Nor were existing hi-tech reading options satisfying many visually challenged Indians who are tech-savvy, such as text-to-speech (TTS) software that reads out articles on the internet in a robotic-sounding voice.
White Print reader and TTS user Muhammad Ashfaq Rawther, 20, a political science graduate, told Al Jazeera that most Indian news sites which he reads are cluttered and have long pages that at times confuse TTS applications.
Furthermore, reading braille is a pleasure that TTS cannot match. “Using the screen-reader, we cannot visualise [the story],” said Rawther. “Using braille, we can. And braille gives us a better idea of spelling and grammar [than TTS does].”
Original writing
No mainstream publications in India have braille versions – a reflection of the weakness of blind people as a lobby in the country.
Moreover, unlike countries such as the US, India has no non-profit organisation to convert mainstream publications into braille, Raman Shankar, NAB director, told Al Jazeera.
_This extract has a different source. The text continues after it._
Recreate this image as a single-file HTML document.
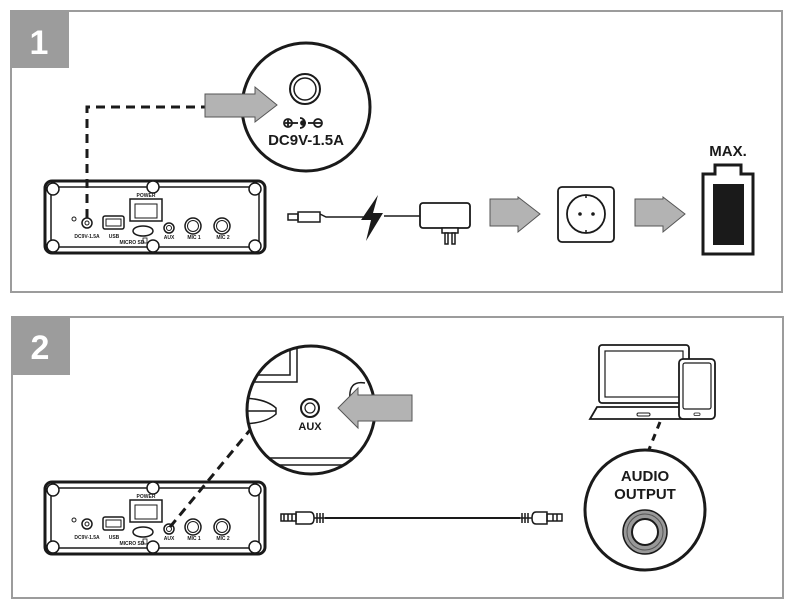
<!DOCTYPE html>
<html><head><meta charset="utf-8"><style>
html,body{margin:0;padding:0;background:#fff;}
svg{display:block;}
text{font-family:"Liberation Sans",sans-serif;font-weight:bold;}
</style></head><body>
<svg width="797" height="605" viewBox="0 0 797 605" xmlns="http://www.w3.org/2000/svg">
<defs>
<g id="dev" fill="none" stroke="#1a1a1a">
  <rect x="45" y="181" width="220" height="72" rx="7" stroke-width="3"/>
  <rect x="51" y="187" width="208" height="60" stroke-width="1.5"/>
  <g fill="#fff" stroke-width="1.5">
    <circle cx="53" cy="189" r="6"/><circle cx="153" cy="187" r="6"/><circle cx="255" cy="189" r="6"/>
    <circle cx="53" cy="246" r="6"/><circle cx="153" cy="246" r="6"/><circle cx="255" cy="246" r="6"/>
  </g>
  <rect x="130" y="199" width="32" height="22" stroke-width="1.5"/>
  <rect x="135" y="204" width="22" height="14" stroke-width="1"/>
  <circle cx="74" cy="219" r="2" stroke-width="1"/>
  <circle cx="87" cy="223" r="5" stroke-width="1.5"/><circle cx="87" cy="223" r="2" stroke-width="1"/>
  <rect x="103" y="216" width="21" height="13" rx="2" stroke-width="1.5"/>
  <rect x="106" y="219" width="15" height="7" stroke-width="1"/>
  <ellipse cx="143" cy="231" rx="10" ry="5" stroke-width="1.5"/>
  <rect x="143" y="238" width="4" height="5" stroke-width="0.8"/>
  <circle cx="169" cy="228" r="5" stroke-width="1.5"/><circle cx="169" cy="228" r="2.5" stroke-width="1"/>
  <circle cx="193" cy="226" r="8" stroke-width="1.5"/><circle cx="193" cy="226" r="5.5" stroke-width="1"/>
  <circle cx="222" cy="226" r="8" stroke-width="1.5"/><circle cx="222" cy="226" r="5.5" stroke-width="1"/>
  <g fill="#1a1a1a" stroke="none" font-size="5" text-anchor="middle">
    <text x="146" y="197">POWER</text>
    <text x="87" y="238">DC9V-1.5A</text>
    <text x="114" y="238">USB</text>
    <text x="132" y="244">MICRO SD</text>
    <text x="169" y="239">AUX</text>
    <text x="194" y="239">MIC 1</text>
    <text x="223" y="239">MIC 2</text>
  </g>
</g>
</defs>

<rect x="11" y="11" width="771" height="281" fill="none" stroke="#9c9c9c" stroke-width="2"/>
<rect x="10" y="10" width="59" height="58" fill="#9c9c9c"/>
<text x="39" y="54" fill="#fff" font-size="34" text-anchor="middle">1</text>

<use href="#dev"/>
<path d="M87 218 V107 H205" fill="none" stroke="#1a1a1a" stroke-width="3" stroke-dasharray="9,6"/>
<circle cx="306" cy="107" r="64" fill="#fff" stroke="#1a1a1a" stroke-width="3"/>
<path d="M205 94 H255 V87 L277 105 L255 122 V117 H205 Z" fill="#b3b3b3" stroke="#555" stroke-width="1"/>
<circle cx="305" cy="89" r="15" fill="none" stroke="#1a1a1a" stroke-width="2"/>
<circle cx="305" cy="89" r="11" fill="none" stroke="#1a1a1a" stroke-width="1.5"/>
<g stroke="#1a1a1a" stroke-width="1.8" fill="none">
  <circle cx="288" cy="123" r="4"/><path d="M285 123h6M288 120v6"/>
  <path d="M292 123h6"/><path d="M300 118 a5 5 0 1 1 0 10"/><circle cx="303" cy="123" r="2" fill="#1a1a1a"/>
  <path d="M308 123h6"/><circle cx="318" cy="123" r="4"/><path d="M315 123h6"/>
</g>
<text x="306" y="145" font-size="15" text-anchor="middle" fill="#1a1a1a">DC9V-1.5A</text>

<g fill="none" stroke="#1a1a1a" stroke-width="1.5">
  <rect x="288" y="214" width="10" height="6"/>
  <rect x="298" y="212" width="22" height="10"/>
  <path d="M320 214 L326 217 H368 M384 216 H420"/>
</g>
<path d="M378 195 L361 220 L371 220 L366 241 L383 213 L373 213 Z" fill="#1a1a1a"/>
<rect x="420" y="203" width="50" height="25" rx="3" fill="#fff" stroke="#1a1a1a" stroke-width="1.8"/>
<rect x="442" y="228" width="16" height="5" fill="#fff" stroke="#1a1a1a" stroke-width="1.5"/>
<rect x="445" y="233" width="3" height="11" fill="#fff" stroke="#1a1a1a" stroke-width="1.5"/>
<rect x="452" y="233" width="3" height="11" fill="#fff" stroke="#1a1a1a" stroke-width="1.5"/>
<path d="M490 199 H518 V197 L540 214 L518 232 V226 H490 Z" fill="#b3b3b3" stroke="#555" stroke-width="1"/>
<rect x="558" y="187" width="56" height="55" rx="4" fill="#fff" stroke="#1a1a1a" stroke-width="1.8"/>
<circle cx="586" cy="214" r="19" fill="none" stroke="#1a1a1a" stroke-width="1.8"/>
<path d="M586 195v3M586 230v3" stroke="#1a1a1a" stroke-width="1.5"/>
<circle cx="580" cy="214" r="1.8" fill="#1a1a1a"/><circle cx="593" cy="214" r="1.8" fill="#1a1a1a"/>
<path d="M635 199 H663 V197 L685 214 L663 232 V226 H635 Z" fill="#b3b3b3" stroke="#555" stroke-width="1"/>
<path d="M715 174 V165 H741 V174 H753 V254 H703 V174 Z" fill="#fff" stroke="#1a1a1a" stroke-width="3"/>
<rect x="713" y="184" width="31" height="61" fill="#1a1a1a"/>
<text x="728" y="156" font-size="15" text-anchor="middle" fill="#1a1a1a">MAX.</text>

<rect x="12" y="317" width="771" height="281" fill="none" stroke="#9c9c9c" stroke-width="2"/>
<rect x="11" y="316" width="59" height="59" fill="#9c9c9c"/>
<text x="40" y="359" fill="#fff" font-size="34" text-anchor="middle">2</text>

<use href="#dev" transform="translate(0,301)"/>
<path d="M170 527 L250 430" fill="none" stroke="#1a1a1a" stroke-width="3" stroke-dasharray="9,6"/>
<clipPath id="cc"><circle cx="311" cy="410" r="64"/></clipPath>
<circle cx="311" cy="410" r="64" fill="#fff"/>
<g clip-path="url(#cc)" fill="none" stroke="#1a1a1a" stroke-width="1.5">
  <path d="M240 375 H290 V330 M240 382 H297 V330"/>
  <path d="M240 398 Q265 398 276 408 L276 414 Q265 424 240 424"/>
  <path d="M240 411 H276"/>
  <path d="M240 458 H380 M240 465 H380"/>
  <path d="M350 400 Q348 380 365 383"/>
</g>
<circle cx="311" cy="410" r="64" fill="none" stroke="#1a1a1a" stroke-width="3"/>
<circle cx="310" cy="408" r="9" fill="none" stroke="#1a1a1a" stroke-width="2"/>
<circle cx="310" cy="408" r="5" fill="none" stroke="#1a1a1a" stroke-width="1.2"/>
<text x="310" y="430" font-size="11" text-anchor="middle" fill="#1a1a1a">AUX</text>
<path d="M412 395 H358 V388 L338 408 L358 428 V421 H412 Z" fill="#b3b3b3" stroke="#555" stroke-width="1"/>

<g fill="none" stroke="#1a1a1a" stroke-width="1.5">
  <rect x="281" y="514" width="15" height="7"/>
  <path d="M284 514v7M288 514v7M292 514v7"/>
  <path d="M296 512 H310 Q314 512 314 518 Q314 524 310 524 H296 Z"/>
  <path d="M314 518 H325"/>
  <path d="M317 513v10M320 513v10M323 513v10"/>
  <path d="M325 518 H520" stroke-width="2"/>
  <path d="M522 513v10M525 513v10M528 513v10"/>
  <path d="M520 518 H532"/>
  <path d="M547 512 H536 Q532 512 532 518 Q532 524 536 524 H547 Z"/>
  <rect x="547" y="514" width="15" height="7"/>
  <path d="M553 514v7M557 514v7"/>
</g>

<g fill="#fff" stroke="#1a1a1a" stroke-width="1.8">
  <rect x="599" y="345" width="90" height="58" rx="3"/>
  <rect x="605" y="351" width="78" height="46" stroke-width="1.2"/>
  <path d="M597 407 H690 V419 H590 Z"/>
  <rect x="637" y="413" width="13" height="3" rx="1.5" stroke-width="1"/>
  <rect x="679" y="359" width="36" height="60" rx="4"/>
  <rect x="683" y="363" width="28" height="46" rx="2" stroke-width="1.2"/>
  <rect x="694" y="413" width="6" height="2.5" rx="1" stroke-width="0.8"/>
</g>
<path d="M660 422 L648 452" fill="none" stroke="#1a1a1a" stroke-width="3" stroke-dasharray="7,6"/>
<circle cx="645" cy="510" r="60" fill="#fff" stroke="#1a1a1a" stroke-width="3"/>
<text x="645" y="481" font-size="15" text-anchor="middle" fill="#1a1a1a">AUDIO</text>
<text x="645" y="499" font-size="15" text-anchor="middle" fill="#1a1a1a">OUTPUT</text>
<circle cx="645" cy="532" r="22" fill="#999" stroke="#1a1a1a" stroke-width="1.5"/>
<circle cx="645" cy="532" r="18" fill="none" stroke="#555" stroke-width="1"/>
<circle cx="645" cy="532" r="13" fill="#fff" stroke="#1a1a1a" stroke-width="2"/>
</svg>
</body></html>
Upasana Makati left her job in Canada before relocating to India to start the magazine [Suhit Kelkar/Al Jazeera] |
That is why Makati concentrates on publishing original writing such as reviews of India’s first Braille smartphone and a shoe designed for the blind that uses a smartphone’s GPS receiver to help wearers navigate.
But White Print does not restrict itself to reports linked to disability and provides blind readers curious about the wider world with mainstream news, Makati said.
“Our readers say: tell us something from outside the community,” she told Al jazeera.
Last year, for example, a reader requested an article about the Hindi film actress Katrina Kaif – he could not see her but liked her voice so much that he followed her movies, Makati said.
Kriti Banga, a 22-year-old training to be a disc jockey, said she reads the magazine chiefly for its profiles of successful people and its motivational articles.
There is political coverage in the form of a column by popular journalist Barkha Dutt. Rawther says that he followed the magazine’s election coverage on the war of words between politicians.
The magazine also features articles on cooking, music reviews, fashion tips, as well as short fiction and poems.
Its writers are unpaid volunteers, mostly Makati’s friends, and she usually writes the cover story.
All advertisements in White Print are philanthropic – corporate support has kept the magazine afloat, Makati said – and ads feature mostly braille text, although a Coca-Cola ad included an audio clip that played when the centre spread was opened.
Next year, Makati plans to expand her reach to more colleges in India, which should open the door to even more philanthropic advertising.
She aims to take advantage of India’s new corporate social responsibility legislation by which companies must set aside some profits to support social causes.
And Makati’s efforts make her a living example of the theme that will dominate the magazine’s one-year anniversary issue – it will be filled with interviews of successful Indians from all walks of life.